Today J’s caretaker was due at our house at noon. This morning, I left J her usual Post-it on the frig, reminding her of E’s arrival. I also put the appointment on the kitchen calendar and left for work as usual, confident that all was well. 

At 12:07, I got a text from E: “I’ve been knocking and ringing since noon. Door’s locked, The dog’s inside barking (not in crate) but no sign of J. Any idea where she might be?” 

 I called E and learned she had gotten J on the phone, who had told her she was at her program at the Alzheimer’s Association. The problem with that: the program is on Mondays and Wednesday. Today is Tuesday. 

I then went through a series of calls to J, E and the Alzheimer’s Association. I was afraid E would go downtown to get J at the same time J would take the train home and they would miss one another. At one point, I got J on the phone. There was a lot of ambient noise. I asked her where she was. She said, “Yes.” I said, “Are you at the train station?”  She said, “F*** you, woman!” and hung up. The next time I called, I identified myself. No profanity and no hang up. 

E got to the Alzheimer’s Association and J was not there and had not been there.  One of the lovely employees drove E the six blocks to the train station, where E found J. Crisis averted. 

The rest of the afternoon went smoothly enough that I didn’t cancel my plans to meet a friend for happy hour.

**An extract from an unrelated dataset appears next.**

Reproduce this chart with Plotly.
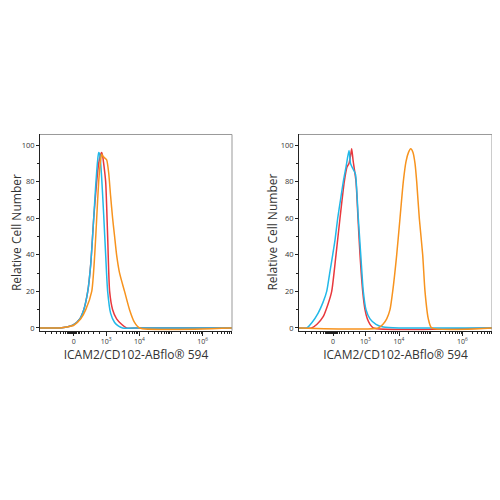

I was even able to chuckle at J’s “F*** you, woman!”  At around 6:15 pm, E called me to say J was back at the Alzheimer’s Association. This meant she took a commuter train from our house to downtown alone. Fortunately, there was an evening meeting at the Alzheimer’s Association, so the building was still open. Off I went to pick up J again. 

J could not explain why she had twice gone to the Alzheimer’s Association today. Not that I quizzed her. I have long known that just frustrates me and upsets her. I did express that J may need more help than she has been willing to accept to this point. Her response: “It’s been a good long run.”  

We have gotten through six years after J’s diagnosis with a two-day-a-week program at the Alzheimer’s Association, a Thursday night dinner group and a few hourly caretakers. J is still home. All in all, a very good run. And the fact that J knows that shows she still has moments of dazzling lucidity.